### GIVEN DATA

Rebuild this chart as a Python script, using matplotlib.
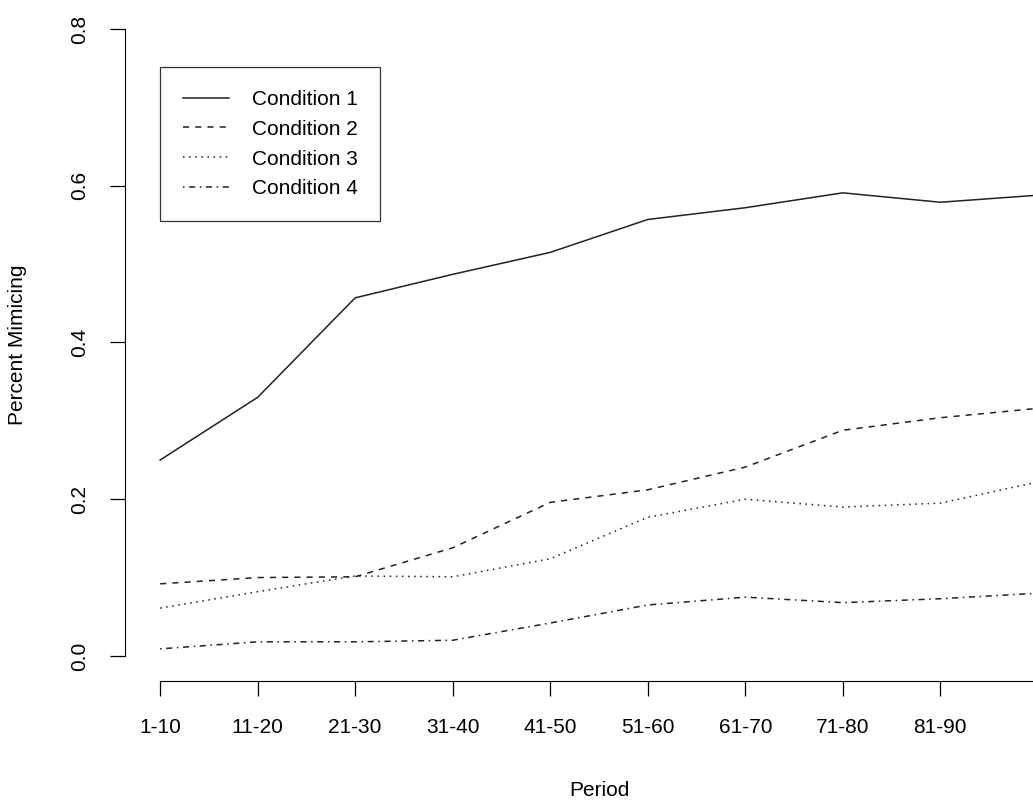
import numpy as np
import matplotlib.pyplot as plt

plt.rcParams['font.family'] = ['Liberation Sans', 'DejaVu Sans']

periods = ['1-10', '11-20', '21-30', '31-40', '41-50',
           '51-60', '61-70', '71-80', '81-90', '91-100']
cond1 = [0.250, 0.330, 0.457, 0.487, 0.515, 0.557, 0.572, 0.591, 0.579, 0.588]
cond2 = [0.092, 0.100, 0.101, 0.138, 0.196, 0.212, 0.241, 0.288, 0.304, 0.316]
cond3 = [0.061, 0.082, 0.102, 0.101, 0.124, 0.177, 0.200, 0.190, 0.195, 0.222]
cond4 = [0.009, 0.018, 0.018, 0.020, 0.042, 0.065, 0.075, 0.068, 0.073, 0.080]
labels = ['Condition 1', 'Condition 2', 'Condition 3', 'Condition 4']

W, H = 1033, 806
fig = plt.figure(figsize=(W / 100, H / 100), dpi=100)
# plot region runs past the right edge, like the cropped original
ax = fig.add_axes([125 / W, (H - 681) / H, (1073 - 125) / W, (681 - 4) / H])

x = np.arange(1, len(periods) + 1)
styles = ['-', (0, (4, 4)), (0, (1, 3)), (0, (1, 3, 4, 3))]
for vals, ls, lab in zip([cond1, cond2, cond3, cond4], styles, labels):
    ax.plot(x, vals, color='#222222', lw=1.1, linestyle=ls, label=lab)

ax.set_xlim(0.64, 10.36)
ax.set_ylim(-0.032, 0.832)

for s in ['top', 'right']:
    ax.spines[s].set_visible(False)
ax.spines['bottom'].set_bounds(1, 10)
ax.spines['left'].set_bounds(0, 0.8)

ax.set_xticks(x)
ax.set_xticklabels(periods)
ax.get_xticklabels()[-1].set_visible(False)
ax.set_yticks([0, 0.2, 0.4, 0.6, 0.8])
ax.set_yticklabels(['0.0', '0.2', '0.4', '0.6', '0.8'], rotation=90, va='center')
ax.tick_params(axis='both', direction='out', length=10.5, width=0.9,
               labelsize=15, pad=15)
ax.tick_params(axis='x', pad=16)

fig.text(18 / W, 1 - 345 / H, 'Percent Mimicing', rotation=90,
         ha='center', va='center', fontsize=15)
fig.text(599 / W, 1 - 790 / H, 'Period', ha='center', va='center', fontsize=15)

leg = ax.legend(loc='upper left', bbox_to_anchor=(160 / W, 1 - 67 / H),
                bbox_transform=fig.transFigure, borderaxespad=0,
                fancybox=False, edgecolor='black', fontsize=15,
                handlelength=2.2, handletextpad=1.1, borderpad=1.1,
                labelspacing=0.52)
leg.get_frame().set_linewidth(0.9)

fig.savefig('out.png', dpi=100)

### WHAT TO DO
Leave out the pictures. Transcribe only the lines above, from the first through the one that contains "labels = ['Condition".

### WRITTEN SOLUTION
Rebuild this chart as a Python script, using matplotlib.
import numpy as np
import matplotlib.pyplot as plt

plt.rcParams['font.family'] = ['Liberation Sans', 'DejaVu Sans']

periods = ['1-10', '11-20', '21-30', '31-40', '41-50',
           '51-60', '61-70', '71-80', '81-90', '91-100']
cond1 = [0.250, 0.330, 0.457, 0.487, 0.515, 0.557, 0.572, 0.591, 0.579, 0.588]
cond2 = [0.092, 0.100, 0.101, 0.138, 0.196, 0.212, 0.241, 0.288, 0.304, 0.316]
cond3 = [0.061, 0.082, 0.102, 0.101, 0.124, 0.177, 0.200, 0.190, 0.195, 0.222]
cond4 = [0.009, 0.018, 0.018, 0.020, 0.042, 0.065, 0.075, 0.068, 0.073, 0.080]
labels = ['Condition 1', 'Condition 2', 'Condition 3', 'Condition 4']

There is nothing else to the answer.